Le prochain orateur était très attendu pour son baptême du feu. Le ministre des Finances Renganaden Padayachy, élu du No 13, a, certes, réaffirmé la politique inclusive du gouvernement, mais il a aussi déploré qu’il y ait une psychose créée autour de la dette qui, selon lui, a permis les développements considérables que le pays a connus ces dernières années. Beaucoup de lieux communs pour cette première, et la consultation constante d’une tablette qui n’a pas été du meilleur effet.

Le PPS Prakash Ramchurrun, député du No 14, a fait dans le même registre que les orateurs de la majorité qui ont confondu caisse de savon et siège de parlementaire. Il a vu du « money politics » dans la circonscription lors de la dernière campagne électorale de la part de certains candidats rouge-bleu, a remercié « l’honorable Alan et l’honorable Sandra » et a fait les éloges de la police. Il est, lui-même, un ancien agent de l’ordre. Tout s’explique.

Très posée comme toujours, la députée du MMM du No 1, Arianne Navarre-Marie, a fustigé l’attitude des jeunes de la majorité accusés de faire des « discours autobiographiques », et elle s’est dite déçue d’avoir constaté que, s’il y a des vieux avec des esprits jeunes, il y aussi des jeunes avec un « état d’esprit dépassé ».
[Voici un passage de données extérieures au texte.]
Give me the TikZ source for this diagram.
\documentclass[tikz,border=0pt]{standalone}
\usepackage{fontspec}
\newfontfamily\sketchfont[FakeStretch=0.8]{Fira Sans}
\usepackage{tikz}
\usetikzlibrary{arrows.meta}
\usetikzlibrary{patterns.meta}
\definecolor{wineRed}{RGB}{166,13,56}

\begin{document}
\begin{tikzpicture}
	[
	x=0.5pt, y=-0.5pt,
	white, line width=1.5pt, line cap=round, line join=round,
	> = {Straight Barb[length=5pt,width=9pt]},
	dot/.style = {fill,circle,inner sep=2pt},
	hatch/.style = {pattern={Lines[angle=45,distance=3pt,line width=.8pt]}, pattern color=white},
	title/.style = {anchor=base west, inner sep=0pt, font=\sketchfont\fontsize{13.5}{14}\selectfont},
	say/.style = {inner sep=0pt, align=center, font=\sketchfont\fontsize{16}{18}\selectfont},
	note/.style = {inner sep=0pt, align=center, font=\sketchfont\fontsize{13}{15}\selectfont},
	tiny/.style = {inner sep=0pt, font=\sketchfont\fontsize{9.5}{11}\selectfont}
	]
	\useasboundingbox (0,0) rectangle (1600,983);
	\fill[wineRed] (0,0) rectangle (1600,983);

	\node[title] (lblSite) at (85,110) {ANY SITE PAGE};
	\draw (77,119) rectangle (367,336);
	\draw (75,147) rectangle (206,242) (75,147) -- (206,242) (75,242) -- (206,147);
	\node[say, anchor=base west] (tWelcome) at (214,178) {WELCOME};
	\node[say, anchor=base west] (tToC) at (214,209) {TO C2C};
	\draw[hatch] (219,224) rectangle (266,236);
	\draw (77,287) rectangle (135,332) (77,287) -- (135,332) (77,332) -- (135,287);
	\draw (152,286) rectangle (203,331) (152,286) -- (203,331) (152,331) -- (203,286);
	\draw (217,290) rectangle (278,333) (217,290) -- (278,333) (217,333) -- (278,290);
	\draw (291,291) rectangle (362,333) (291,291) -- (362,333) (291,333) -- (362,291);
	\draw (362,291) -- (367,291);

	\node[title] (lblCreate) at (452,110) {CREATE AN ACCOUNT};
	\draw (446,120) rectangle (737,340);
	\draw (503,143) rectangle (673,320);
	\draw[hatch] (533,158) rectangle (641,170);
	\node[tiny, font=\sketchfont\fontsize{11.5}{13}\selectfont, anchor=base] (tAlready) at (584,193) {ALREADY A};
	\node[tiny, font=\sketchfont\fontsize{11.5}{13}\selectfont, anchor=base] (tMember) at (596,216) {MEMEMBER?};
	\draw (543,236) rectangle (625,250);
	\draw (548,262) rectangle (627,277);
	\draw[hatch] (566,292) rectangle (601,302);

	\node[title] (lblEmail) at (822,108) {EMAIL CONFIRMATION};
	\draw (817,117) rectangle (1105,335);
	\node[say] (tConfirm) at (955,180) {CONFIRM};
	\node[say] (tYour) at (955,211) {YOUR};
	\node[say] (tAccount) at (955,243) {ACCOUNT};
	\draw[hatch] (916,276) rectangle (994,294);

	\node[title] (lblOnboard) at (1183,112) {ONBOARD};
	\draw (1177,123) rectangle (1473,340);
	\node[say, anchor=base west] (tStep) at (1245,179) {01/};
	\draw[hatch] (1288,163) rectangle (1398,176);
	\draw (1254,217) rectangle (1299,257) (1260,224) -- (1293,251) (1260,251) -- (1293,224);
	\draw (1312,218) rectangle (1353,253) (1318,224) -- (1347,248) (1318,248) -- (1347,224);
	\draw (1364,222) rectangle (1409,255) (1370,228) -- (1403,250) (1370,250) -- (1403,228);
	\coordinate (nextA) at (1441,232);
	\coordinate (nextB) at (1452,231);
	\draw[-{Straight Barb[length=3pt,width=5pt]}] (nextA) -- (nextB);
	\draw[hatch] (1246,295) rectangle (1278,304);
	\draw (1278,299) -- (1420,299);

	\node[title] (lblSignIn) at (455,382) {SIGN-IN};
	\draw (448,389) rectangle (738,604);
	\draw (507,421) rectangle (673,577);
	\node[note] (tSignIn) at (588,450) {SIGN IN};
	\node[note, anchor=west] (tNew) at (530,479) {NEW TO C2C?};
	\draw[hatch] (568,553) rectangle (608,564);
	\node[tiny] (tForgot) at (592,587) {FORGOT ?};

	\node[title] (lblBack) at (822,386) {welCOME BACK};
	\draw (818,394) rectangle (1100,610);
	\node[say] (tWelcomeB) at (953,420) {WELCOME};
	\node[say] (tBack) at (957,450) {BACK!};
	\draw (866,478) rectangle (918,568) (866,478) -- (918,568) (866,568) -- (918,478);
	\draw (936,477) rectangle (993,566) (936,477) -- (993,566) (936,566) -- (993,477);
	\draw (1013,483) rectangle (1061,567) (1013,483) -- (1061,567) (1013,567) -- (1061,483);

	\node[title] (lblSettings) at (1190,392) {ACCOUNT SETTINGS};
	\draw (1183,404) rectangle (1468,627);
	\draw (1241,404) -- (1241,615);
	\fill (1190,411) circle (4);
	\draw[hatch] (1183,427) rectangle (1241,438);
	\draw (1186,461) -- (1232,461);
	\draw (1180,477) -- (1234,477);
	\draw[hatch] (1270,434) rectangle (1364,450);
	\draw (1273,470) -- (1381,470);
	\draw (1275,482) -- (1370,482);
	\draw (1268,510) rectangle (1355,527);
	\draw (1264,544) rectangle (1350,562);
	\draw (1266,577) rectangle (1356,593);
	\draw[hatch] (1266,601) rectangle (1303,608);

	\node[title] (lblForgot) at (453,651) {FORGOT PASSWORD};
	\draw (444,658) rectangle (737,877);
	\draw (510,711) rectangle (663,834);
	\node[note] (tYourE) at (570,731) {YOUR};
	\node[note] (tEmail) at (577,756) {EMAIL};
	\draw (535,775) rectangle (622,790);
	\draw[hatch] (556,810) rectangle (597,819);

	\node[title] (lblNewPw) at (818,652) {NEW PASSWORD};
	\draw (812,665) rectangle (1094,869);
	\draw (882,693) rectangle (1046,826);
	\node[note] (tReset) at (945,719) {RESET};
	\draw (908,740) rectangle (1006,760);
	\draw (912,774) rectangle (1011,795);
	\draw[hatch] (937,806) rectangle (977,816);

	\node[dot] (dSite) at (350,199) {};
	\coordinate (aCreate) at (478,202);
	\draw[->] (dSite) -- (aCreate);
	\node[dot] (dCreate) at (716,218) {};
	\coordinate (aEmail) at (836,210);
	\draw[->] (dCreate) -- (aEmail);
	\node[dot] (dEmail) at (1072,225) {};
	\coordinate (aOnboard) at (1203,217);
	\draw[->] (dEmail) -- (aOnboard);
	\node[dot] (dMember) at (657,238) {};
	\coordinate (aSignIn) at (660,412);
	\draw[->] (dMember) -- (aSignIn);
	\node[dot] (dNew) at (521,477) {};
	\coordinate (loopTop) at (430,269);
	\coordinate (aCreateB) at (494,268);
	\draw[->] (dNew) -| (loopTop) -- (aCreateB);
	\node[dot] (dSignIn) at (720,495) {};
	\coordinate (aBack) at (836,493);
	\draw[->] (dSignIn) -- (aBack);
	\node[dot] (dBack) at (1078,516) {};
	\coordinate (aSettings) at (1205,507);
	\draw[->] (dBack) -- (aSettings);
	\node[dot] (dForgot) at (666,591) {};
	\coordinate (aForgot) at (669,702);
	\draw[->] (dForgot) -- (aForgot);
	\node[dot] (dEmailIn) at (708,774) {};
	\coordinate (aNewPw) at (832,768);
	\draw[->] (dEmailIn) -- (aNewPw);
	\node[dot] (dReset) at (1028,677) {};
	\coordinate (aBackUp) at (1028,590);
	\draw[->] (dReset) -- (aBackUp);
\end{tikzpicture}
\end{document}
Son adversaire du No 1, Dorine Chukowry, a fait un discours pour parler de sa famille, de ses déboires au MMM et de son adhésion au MSM tout en disant rester « smart as usual ». Elle a juste omis de revenir sur tout le mal qu’elle avait aussi dit du Sun Trust et de ses dirigeants. Mais c’est le propre des transfuges que de brûler ce qu’ils ont adoré et d’adorer ce qu’ils ont brûlé.
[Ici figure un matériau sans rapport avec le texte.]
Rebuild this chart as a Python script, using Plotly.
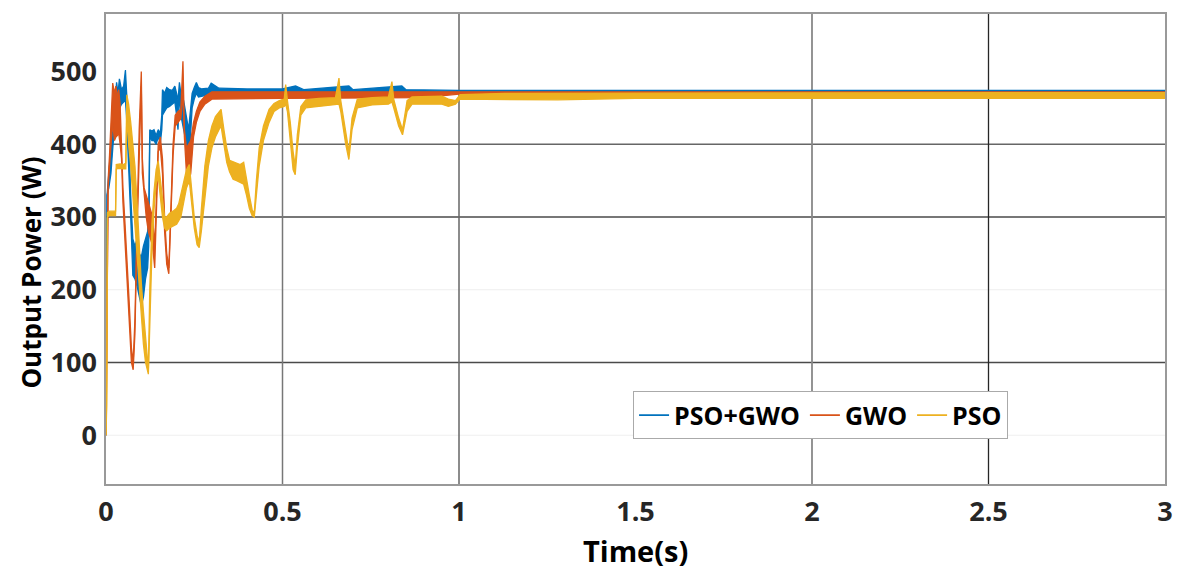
import plotly.graph_objects as go

# ---------------- data ----------------
# PSO+GWO (blue): time, upper and lower envelope of the ripple band (W)
t_hybrid = [0, 0.003, 0.008, 0.014, 0.020, 0.026, 0.030, 0.034, 0.038, 0.044,
            0.050, 0.055, 0.058, 0.064, 0.070, 0.076, 0.082, 0.088, 0.094, 0.100,
            0.106, 0.112, 0.118, 0.121, 0.124, 0.130, 0.136, 0.142, 0.148, 0.154,
            0.158, 0.160, 0.166, 0.172, 0.180, 0.188, 0.195, 0.200, 0.204, 0.208,
            0.212, 0.220, 0.228, 0.234, 0.238, 0.244, 0.250, 0.256, 0.262, 0.270,
            0.290, 0.298, 0.320, 0.400, 0.500, 0.537, 0.560, 0.688, 0.700, 0.838,
            0.850, 1.000, 3.000]
hybrid_hi = [0, 330, 360, 400, 420, 460, 485, 470, 490, 475,
             480, 502, 470, 420, 330, 270, 260, 270, 250, 245,
             260, 270, 280, 300, 420, 418, 420, 412, 420, 415,
             440, 475, 470, 478, 475, 474, 480, 470, 460, 485,
             470, 460, 440, 420, 440, 470, 478, 485, 478, 476,
             477, 484, 477, 476, 476, 480, 475, 480, 475, 480,
             475, 474, 474]
hybrid_lo = [0, 330, 340, 360, 400, 420, 440, 445, 450, 455,
             458, 460, 440, 380, 300, 220, 215, 205, 190, 178,
             190, 215, 230, 260, 410, 405, 405, 400, 410, 402,
             420, 440, 445, 450, 452, 455, 458, 440, 420, 470,
             440, 420, 400, 385, 400, 450, 462, 470, 465, 466,
             468, 468, 470, 470, 470, 470, 470, 470, 470, 470,
             471, 471, 471]

# GWO (orange)
t_gwo = [0, 0.002, 0.004, 0.006, 0.010, 0.014, 0.019, 0.024, 0.028, 0.032,
         0.036, 0.040, 0.044, 0.048, 0.054, 0.060, 0.066, 0.072, 0.077, 0.082,
         0.088, 0.094, 0.100, 0.103, 0.108, 0.114, 0.120, 0.126, 0.132, 0.138,
         0.142, 0.148, 0.154, 0.160, 0.166, 0.172, 0.178, 0.184, 0.190, 0.196,
         0.204, 0.212, 0.218, 0.222, 0.228, 0.234, 0.240, 0.248, 0.256, 0.266,
         0.280, 0.300, 0.500, 0.900, 1.000, 3.000]
gwo_hi = [0, 150, 160, 350, 385, 430, 484, 470, 480, 465,
          475, 455, 400, 340, 290, 240, 180, 120, 100, 160,
          300, 420, 500, 380, 340, 330, 320, 310, 300, 260,
          330, 400, 410, 380, 300, 250, 230, 330, 400, 440,
          445, 448, 514, 420, 395, 400, 405, 430, 445, 458,
          466, 472, 472, 472, 472, 472]
gwo_lo = [0, 150, 160, 340, 370, 400, 430, 405, 410, 412,
          415, 400, 380, 320, 260, 200, 150, 100, 90, 140,
          280, 400, 480, 360, 330, 300, 280, 270, 260, 230,
          310, 390, 395, 360, 280, 235, 222, 310, 385, 425,
          430, 435, 470, 410, 360, 345, 360, 410, 430, 445,
          455, 462, 463, 464, 469, 469]

# PSO (yellow)
t_pso = [0, 0.002, 0.004, 0.010, 0.020, 0.027, 0.029, 0.040, 0.050, 0.056,
         0.059, 0.064, 0.070, 0.076, 0.082, 0.088, 0.094, 0.100, 0.106, 0.112,
         0.117, 0.120, 0.124, 0.130, 0.136, 0.142, 0.148, 0.154, 0.160, 0.166,
         0.172, 0.180, 0.190, 0.200, 0.206, 0.212, 0.220, 0.228, 0.236, 0.242,
         0.250, 0.258, 0.264, 0.270, 0.280, 0.290, 0.300, 0.310, 0.320, 0.326,
         0.334, 0.342, 0.350, 0.360, 0.370, 0.380, 0.390, 0.398, 0.406, 0.414,
         0.420, 0.426, 0.434, 0.446, 0.462, 0.476, 0.491, 0.505, 0.509, 0.514,
         0.522, 0.530, 0.536, 0.542, 0.552, 0.566, 0.603, 0.650, 0.660, 0.665,
         0.679, 0.688, 0.697, 0.712, 0.754, 0.800, 0.810, 0.815, 0.829, 0.840,
         0.853, 0.867, 0.951, 0.970, 0.990, 1.003, 1.130, 1.280, 1.500, 3.000]
pso_hi = [0, 60, 306, 308, 308, 308, 372, 373, 372, 374,
          468, 455, 430, 400, 370, 320, 260, 210, 170, 130,
          100, 90, 200, 290, 335, 365, 377, 350, 320, 300,
          300, 305, 308, 312, 318, 330, 350, 365, 372, 340,
          300, 275, 265, 310, 370, 405, 425, 438, 445, 448,
          420, 395, 378, 376, 373, 372, 375, 350, 330, 310,
          305, 350, 395, 425, 448, 456, 460, 462, 482, 460,
          430, 390, 370, 413, 452, 461, 463, 464, 491, 460,
          420, 390, 436, 462, 464, 465, 486, 462, 436, 420,
          460, 465, 466, 462, 460, 468, 470, 470, 471, 471]
pso_lo = [0, 40, 300, 302, 302, 302, 366, 367, 366, 366,
          440, 400, 370, 330, 290, 250, 200, 160, 125, 100,
          88, 84, 150, 250, 310, 345, 355, 330, 300, 285,
          281, 285, 288, 290, 295, 300, 320, 340, 350, 320,
          285, 262, 258, 280, 330, 370, 395, 410, 420, 425,
          400, 375, 362, 352, 350, 348, 345, 330, 312, 302,
          300, 330, 370, 405, 430, 445, 450, 452, 455, 445,
          400, 365, 358, 395, 440, 450, 452, 454, 455, 445,
          400, 379, 420, 450, 454, 455, 458, 450, 425, 413,
          445, 455, 455, 452, 455, 462, 462, 461, 463, 463]

series_names = ["PSO+GWO", "GWO", "PSO"]
x_ticks = [0, 0.5, 1, 1.5, 2, 2.5, 3]
x_tick_labels = ["0", "0.5", "1", "1.5", "2", "2.5", "3"]
y_ticks = [0, 100, 200, 300, 400, 500]
y_tick_labels = ["0", "100", "200", "300", "400", "500"]

# ---------------- style ----------------
colors = ["#0072BD", "#D95319", "#EDB120"]
FONT = "Open Sans"

series = [
    (t_hybrid, hybrid_hi, hybrid_lo),
    (t_gwo, gwo_hi, gwo_lo),
    (t_pso, pso_hi, pso_lo),
]
for t, hi, lo in series:
    assert len(t) == len(hi) == len(lo)

fig = go.Figure()
for (t, hi, lo), name, c in zip(series, series_names, colors):
    fig.add_trace(go.Scatter(x=t, y=lo, mode="lines", line=dict(color=c, width=1.3),
                             showlegend=False, hoverinfo="skip"))
    fig.add_trace(go.Scatter(x=t, y=hi, mode="lines", line=dict(color=c, width=1.3),
                             fill="tonexty", fillcolor=c, showlegend=False, name=name))
# legend entries
for name, c in zip(series_names, colors):
    fig.add_trace(go.Scatter(x=[None], y=[None], mode="lines", name=name,
                             line=dict(color=c, width=1.6)))

# grid lines (styled individually as in the reference)
h_grid = [(0, "#efefef", 1), (100, "#4a4a4a", 1.5), (200, "#efefef", 1),
          (300, "#4a4a4a", 1.5), (400, "#666666", 1.5)]
v_grid = [(0.5, "#777777", 1.5), (1, "#666666", 1.5), (2, "#888888", 1.8),
          (2.5, "#262626", 1.3)]
for yv, col, w in h_grid:
    fig.add_shape(type="line", xref="paper", x0=0, x1=1, yref="y", y0=yv, y1=yv,
                  line=dict(color=col, width=w), layer="below")
for xv, col, w in v_grid:
    fig.add_shape(type="line", yref="paper", y0=0, y1=1, xref="x", x0=xv, x1=xv,
                  line=dict(color=col, width=w), layer="below")

tick_font = dict(family=FONT, size=27, color="#262626", weight="bold")
fig.update_xaxes(range=[0, 3], tickvals=x_ticks, ticktext=x_tick_labels,
                 showgrid=False, zeroline=False, showline=True, mirror=True,
                 linecolor="#999999", linewidth=1.5, ticks="outside", ticklen=3,
                 tickcolor="rgba(0,0,0,0)", tickfont=tick_font)
fig.update_yaxes(range=[-67, 579], tickvals=y_ticks, ticktext=y_tick_labels,
                 showgrid=False, zeroline=False, showline=True, mirror=True,
                 linecolor="#999999", linewidth=1.5, ticks="outside", ticklen=2,
                 tickcolor="rgba(0,0,0,0)", tickfont=tick_font)

fig.add_annotation(text="<b>Output Power (W)</b>", textangle=-90, xref="paper", yref="paper",
                   x=-0.0712, y=0.449, xanchor="center", yanchor="middle", showarrow=False,
                   font=dict(family=FONT, size=26, color="#000000"))
fig.add_annotation(text="<b>Time(s)</b>", xref="paper", yref="paper",
                   x=0.5, y=-0.142, xanchor="center", yanchor="middle", showarrow=False,
                   font=dict(family=FONT, size=29, color="#000000"))

fig.update_layout(
    width=1185, height=575,
    margin=dict(l=106, r=12, t=12, b=91),
    paper_bgcolor="white", plot_bgcolor="white",
    showlegend=True,
    legend=dict(orientation="h", x=0.4977, y=0.197, xanchor="left", yanchor="top",
                traceorder="normal",
                bgcolor="white", bordercolor="#aaaaaa", borderwidth=1,
                font=dict(family=FONT, size=25, color="#000000", weight="bold"),
                itemwidth=30, tracegroupgap=0),
)

fig.write_html("out.html")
Le PPS Sharvanand Ramkaun, élu du No 5, a été bref et ne s’est consacré qu’au bilan social du gouvernement, alors que le député du No 12 Richard Duval a parlé de la dette, de Mahébourg et de Rodrigues, pour s’en prendre, une nouvelle fois, à l’OPR sur sa gestion de l’île. Il a préconisé la création de cliniques pour animaux et de l’aménagement de chenils municipaux.

« Thank you, guys »

La PPS  Tanya Jutton a bien entendu parlé d’elle-même et du Premier ministre, tout en adoptant une posture légère avec son discours manuscrit posé pratiquement devant son micro et le bras souvent penché sur le pupitre. Très théâtrale par moments, elle s’est même autorisé quelques libertés avec les règlements en disant « thank you, guys » à ses colistiers Naveena Ramyead et Mahen Seeruttun, avant de conclure son intervention en hindi sans traduire ce qu’elle disait.

Ritesh Ramful, le premier député du No 12, a démonté le bilan économique du gouvernement MSM et a, chiffres à l’appui, démontré que le tableau présenté n’est pas aussi positif que ce que l’on veut faire accroire. L’élu travailliste s’en est aussi pris à la politique de recrutement du gouvernement, comme au tourisme, secteur en difficulté où ce sont des personnes qui n’ont aucune expérience dans ce domaine, comme Nilen Vencadasmy et Teerut Moossun, qui ont été nommées.

La séance de mardi s’est terminée avec les problèmes régionaux soulevés à l’ajournement.